So it’s rather fitting that this week I stopped by this week and not just because I’m probably the only Jewish food writer in Singapore!

I’ve lived in Singapore for almost 6 years now and a source of my greatest sadness is that there’s never been somewhere to get good Deli food. We’re talking Reuben sandwiches, bagels, lox and cream cheese,  chopped liver yadda yadda. That is until now in the form of Sacha & Sons.

I remember having lunch with owner Guy Wachs and Stephanie Hancock (who also own Wild Honey) about a year ago and saying that a good Deli would be a great idea in Singapore. They cheekily smiled and hinted that it was something that they were already working on…Sacha & Sons is that concept.

Situated in the original Wild Honey location on the third floor of Mandarin Gallery, Sacha & Sons offers a pretty robust and classic selection encompassing that genre of food…and for the first time in Singapore history, does it very, very well.

Seeing that it’s Chanukah, I dived straight for a traditional Latke (fried potato and onion cake) , served with creme fraiche and smoked salmon ($16). Oh boy, perfectly seasoned, crunchy on the outside, soft centre and just the right amount of salmon and cream. Defintely recommended!

Sacha and Sons Singapore latkes

Sadly I cannot say I was as impressed with the traditional Matzo Ball Soup ($12). By no means bad at all, it could have just done with a stronger flavour. Then again, this also comes down to personal preference.

Sacha and Sons Singapore matzo ball soup

The Chopped Liver ($14) however rocked my world. I had to put my hands up and admit that not only was it better than my own home-made one sob sob, but that it was one of the best I’d tasted anywhere.  Well played Sacha & Sons. Well played.

Sacha and Sons Singapore chopped liver

Oh and by the way guys, when it comes to these spreads, lay it on thick! This food is designed to eat with your hands and stuff your face. None of this delicate thin spreading please. Rule of thumb, the thickness of your schmear (spread) should be at least as thick as the bread its on, ideally double.

Getting heavy, it was time to tackle a Classic Reuben ($18-35 depending on size). A thick cut pastrami cured beef sandwich stuff with sauerkraut and sliced cheese. Perhaps a little heavy on the spicing and cut thicker than i’d like (yea, I’m picky, so sue me), it’s still one of the best Reubens you can find in Singapore. If you’re hankering for a chunky, meaty protein-filled, this will more than hit the spot.

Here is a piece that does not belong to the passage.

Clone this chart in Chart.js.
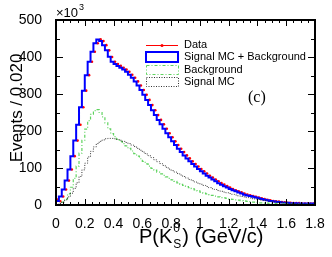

Sacha and Sons Singapore reuben sandwich

Another great meaty treat is the Pastrami Knishes ($12) which are well worthy of mention. Soft pastries stuffed with pastrami beef, and then served with a rich gravy (with more meat inside!). Totally awesome. I was full before they arrived and I found room to eat the whole plate. They’re THAT good!

Sacha and Sons Singapore knishes

By the time I made it to dessert, my stomach was veritably about to explode so I only made it through a few bites of the creamy blintzes ($12), but again, very tasty… if you still have room for something sweet!

After many years and so many restaurants only going halfway with a minor contribution here and there, it’s nice to see a place really take on the mantle to bring that incredible culinary genre to our shores…and they have done it fantastically.

And to my fellow Jews out there, Chag Chanukah Sameach (Happy Chanukah) !!! Hope you enjoy Sacha & Sons as much as I do!